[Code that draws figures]
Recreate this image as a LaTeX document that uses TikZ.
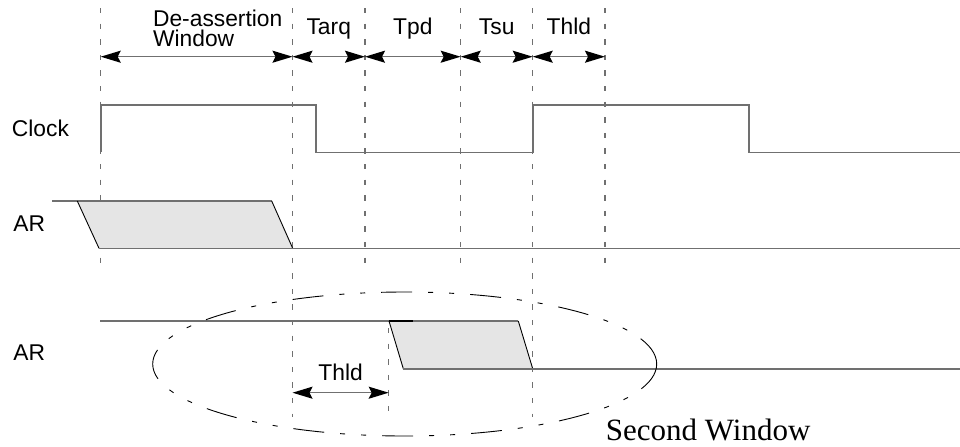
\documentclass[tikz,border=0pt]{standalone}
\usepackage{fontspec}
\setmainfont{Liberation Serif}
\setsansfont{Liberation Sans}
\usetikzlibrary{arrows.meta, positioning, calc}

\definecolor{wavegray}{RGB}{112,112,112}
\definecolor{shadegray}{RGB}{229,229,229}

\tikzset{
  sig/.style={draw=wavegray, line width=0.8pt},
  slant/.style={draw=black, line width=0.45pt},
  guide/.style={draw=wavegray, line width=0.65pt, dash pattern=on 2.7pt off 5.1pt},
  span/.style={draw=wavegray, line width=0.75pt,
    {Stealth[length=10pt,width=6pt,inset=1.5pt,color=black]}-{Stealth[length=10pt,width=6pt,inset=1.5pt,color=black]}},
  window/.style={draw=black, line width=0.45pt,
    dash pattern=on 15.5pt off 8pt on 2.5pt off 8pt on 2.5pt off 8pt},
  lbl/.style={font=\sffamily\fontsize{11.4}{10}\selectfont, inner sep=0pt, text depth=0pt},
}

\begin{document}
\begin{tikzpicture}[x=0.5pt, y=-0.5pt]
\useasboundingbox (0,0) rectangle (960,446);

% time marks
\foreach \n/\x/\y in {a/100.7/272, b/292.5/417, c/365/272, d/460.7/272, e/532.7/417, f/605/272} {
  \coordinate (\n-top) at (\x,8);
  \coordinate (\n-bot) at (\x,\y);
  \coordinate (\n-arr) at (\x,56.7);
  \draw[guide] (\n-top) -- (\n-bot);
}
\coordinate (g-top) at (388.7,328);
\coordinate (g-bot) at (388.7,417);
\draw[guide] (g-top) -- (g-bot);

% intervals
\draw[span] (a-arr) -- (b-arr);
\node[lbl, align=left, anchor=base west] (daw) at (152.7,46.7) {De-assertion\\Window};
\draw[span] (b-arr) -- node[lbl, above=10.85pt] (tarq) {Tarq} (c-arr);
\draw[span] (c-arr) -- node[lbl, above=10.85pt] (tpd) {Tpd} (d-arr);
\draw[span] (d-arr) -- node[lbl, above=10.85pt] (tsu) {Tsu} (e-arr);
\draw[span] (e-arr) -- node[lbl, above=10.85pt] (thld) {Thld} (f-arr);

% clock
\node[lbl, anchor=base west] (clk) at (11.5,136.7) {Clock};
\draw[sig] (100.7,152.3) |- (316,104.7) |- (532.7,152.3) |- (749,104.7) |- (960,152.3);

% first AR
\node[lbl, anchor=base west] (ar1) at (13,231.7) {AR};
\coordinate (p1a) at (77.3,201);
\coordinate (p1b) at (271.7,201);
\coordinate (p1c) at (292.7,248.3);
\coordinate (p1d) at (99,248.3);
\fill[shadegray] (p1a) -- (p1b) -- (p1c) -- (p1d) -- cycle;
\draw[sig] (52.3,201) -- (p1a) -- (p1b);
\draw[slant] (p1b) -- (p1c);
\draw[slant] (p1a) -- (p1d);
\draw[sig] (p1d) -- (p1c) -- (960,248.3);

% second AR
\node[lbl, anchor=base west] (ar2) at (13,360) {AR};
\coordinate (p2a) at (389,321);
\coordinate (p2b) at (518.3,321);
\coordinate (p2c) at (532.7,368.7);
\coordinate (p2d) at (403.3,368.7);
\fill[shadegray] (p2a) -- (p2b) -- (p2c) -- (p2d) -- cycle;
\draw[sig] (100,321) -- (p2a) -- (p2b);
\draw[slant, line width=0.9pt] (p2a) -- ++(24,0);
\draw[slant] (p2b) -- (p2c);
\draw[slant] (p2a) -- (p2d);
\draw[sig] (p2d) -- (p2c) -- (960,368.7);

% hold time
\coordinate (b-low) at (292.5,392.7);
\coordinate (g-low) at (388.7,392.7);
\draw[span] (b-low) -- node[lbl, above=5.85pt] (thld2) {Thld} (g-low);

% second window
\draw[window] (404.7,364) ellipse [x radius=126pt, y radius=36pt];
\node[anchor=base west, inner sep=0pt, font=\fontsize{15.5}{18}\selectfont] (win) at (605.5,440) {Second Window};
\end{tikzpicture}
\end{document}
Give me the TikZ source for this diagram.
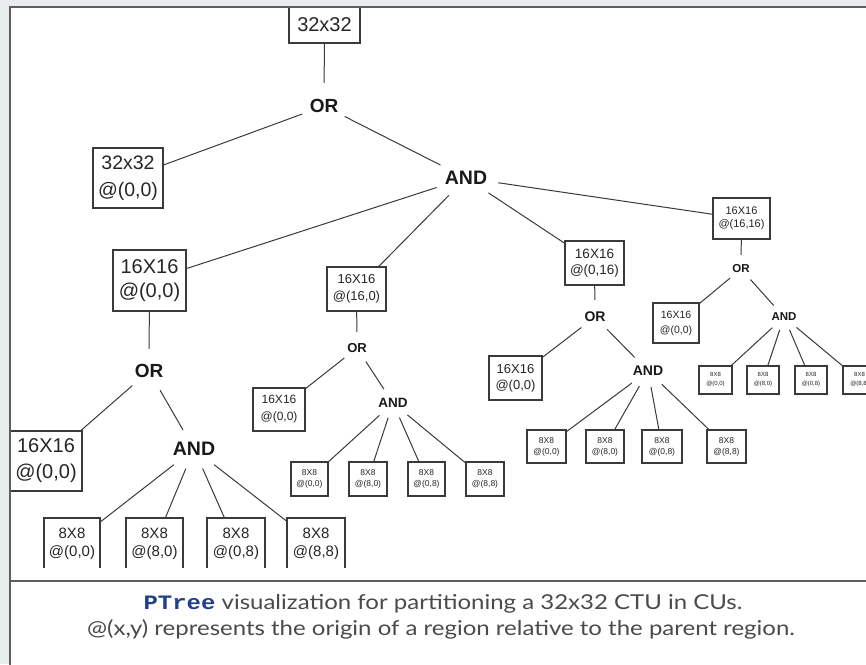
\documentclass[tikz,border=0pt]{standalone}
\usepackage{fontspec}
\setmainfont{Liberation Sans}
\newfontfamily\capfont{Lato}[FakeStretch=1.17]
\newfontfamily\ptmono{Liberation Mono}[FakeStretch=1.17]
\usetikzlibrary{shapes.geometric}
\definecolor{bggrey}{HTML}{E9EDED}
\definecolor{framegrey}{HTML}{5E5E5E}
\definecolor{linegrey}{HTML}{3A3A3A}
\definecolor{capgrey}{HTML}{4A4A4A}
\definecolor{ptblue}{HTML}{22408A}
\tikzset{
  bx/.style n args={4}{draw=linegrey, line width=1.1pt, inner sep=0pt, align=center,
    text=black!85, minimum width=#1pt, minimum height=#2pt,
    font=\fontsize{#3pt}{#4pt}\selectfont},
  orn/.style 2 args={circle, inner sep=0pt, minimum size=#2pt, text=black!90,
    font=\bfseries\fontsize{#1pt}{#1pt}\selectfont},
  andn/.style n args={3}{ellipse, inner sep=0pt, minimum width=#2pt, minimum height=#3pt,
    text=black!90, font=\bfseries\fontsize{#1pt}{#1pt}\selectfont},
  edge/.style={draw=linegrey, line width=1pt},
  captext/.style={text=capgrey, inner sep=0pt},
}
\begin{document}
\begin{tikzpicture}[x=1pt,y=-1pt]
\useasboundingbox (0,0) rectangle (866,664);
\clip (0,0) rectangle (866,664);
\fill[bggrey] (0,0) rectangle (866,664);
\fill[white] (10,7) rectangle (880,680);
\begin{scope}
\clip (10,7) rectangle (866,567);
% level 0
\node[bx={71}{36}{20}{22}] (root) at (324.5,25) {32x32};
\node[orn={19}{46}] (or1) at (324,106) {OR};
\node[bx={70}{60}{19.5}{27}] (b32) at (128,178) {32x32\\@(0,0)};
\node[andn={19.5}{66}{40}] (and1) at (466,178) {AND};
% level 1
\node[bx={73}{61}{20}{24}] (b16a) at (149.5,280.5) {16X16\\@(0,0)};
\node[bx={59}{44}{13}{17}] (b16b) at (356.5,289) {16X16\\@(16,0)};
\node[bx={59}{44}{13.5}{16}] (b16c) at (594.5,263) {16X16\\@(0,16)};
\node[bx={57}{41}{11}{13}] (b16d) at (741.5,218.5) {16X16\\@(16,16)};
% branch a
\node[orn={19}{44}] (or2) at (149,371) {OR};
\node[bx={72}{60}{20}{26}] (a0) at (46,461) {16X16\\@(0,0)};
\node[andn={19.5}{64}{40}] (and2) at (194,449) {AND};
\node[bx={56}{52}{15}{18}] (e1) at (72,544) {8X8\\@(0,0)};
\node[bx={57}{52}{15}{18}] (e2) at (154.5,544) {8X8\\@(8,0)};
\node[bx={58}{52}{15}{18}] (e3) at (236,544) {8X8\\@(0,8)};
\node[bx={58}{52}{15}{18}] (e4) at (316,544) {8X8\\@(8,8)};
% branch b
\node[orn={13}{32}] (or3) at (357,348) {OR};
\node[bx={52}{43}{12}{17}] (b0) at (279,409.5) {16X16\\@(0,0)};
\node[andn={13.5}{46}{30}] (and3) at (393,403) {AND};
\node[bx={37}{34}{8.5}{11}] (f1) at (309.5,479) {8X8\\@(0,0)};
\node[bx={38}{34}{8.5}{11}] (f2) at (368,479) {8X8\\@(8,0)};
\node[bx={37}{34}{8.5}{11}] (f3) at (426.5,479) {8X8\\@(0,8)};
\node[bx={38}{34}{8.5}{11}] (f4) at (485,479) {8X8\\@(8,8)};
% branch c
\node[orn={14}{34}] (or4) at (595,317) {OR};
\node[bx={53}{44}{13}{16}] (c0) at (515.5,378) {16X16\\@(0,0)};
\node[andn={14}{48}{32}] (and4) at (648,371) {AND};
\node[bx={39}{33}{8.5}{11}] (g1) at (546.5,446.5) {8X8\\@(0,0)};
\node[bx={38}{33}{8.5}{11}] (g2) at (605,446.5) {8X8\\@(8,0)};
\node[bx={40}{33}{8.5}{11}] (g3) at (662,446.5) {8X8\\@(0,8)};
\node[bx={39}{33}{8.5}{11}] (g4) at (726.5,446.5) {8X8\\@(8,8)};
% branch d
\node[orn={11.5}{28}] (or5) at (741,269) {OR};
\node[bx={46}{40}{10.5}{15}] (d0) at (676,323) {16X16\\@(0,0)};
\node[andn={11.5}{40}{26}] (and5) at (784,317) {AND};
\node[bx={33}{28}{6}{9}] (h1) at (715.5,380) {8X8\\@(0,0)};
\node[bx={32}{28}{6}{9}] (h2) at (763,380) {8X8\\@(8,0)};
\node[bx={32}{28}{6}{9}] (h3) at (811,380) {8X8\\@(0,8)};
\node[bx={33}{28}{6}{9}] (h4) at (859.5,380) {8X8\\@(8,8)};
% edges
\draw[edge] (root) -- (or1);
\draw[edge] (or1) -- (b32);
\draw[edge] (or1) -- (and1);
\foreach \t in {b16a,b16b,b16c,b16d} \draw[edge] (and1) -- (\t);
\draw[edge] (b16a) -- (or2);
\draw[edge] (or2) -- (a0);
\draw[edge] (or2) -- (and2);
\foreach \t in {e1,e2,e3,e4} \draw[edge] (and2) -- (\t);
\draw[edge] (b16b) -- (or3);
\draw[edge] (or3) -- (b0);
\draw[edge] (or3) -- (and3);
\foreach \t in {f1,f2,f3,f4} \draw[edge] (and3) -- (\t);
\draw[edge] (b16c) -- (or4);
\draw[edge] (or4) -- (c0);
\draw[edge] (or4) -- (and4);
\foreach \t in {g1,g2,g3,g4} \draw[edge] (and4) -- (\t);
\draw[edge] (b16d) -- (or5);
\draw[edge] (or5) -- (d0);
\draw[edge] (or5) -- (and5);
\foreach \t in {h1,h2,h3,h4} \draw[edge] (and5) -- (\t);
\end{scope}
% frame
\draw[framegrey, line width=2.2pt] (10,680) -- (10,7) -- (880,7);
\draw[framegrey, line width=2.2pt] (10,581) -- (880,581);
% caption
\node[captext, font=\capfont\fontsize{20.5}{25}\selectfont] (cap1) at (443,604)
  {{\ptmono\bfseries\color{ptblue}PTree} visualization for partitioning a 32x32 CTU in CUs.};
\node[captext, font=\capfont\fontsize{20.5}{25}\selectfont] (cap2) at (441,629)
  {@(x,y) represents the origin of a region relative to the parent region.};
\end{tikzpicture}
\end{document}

[The request]
From the data above, work out how many lines hold "this". Answer with the number alone.

[Reply]
2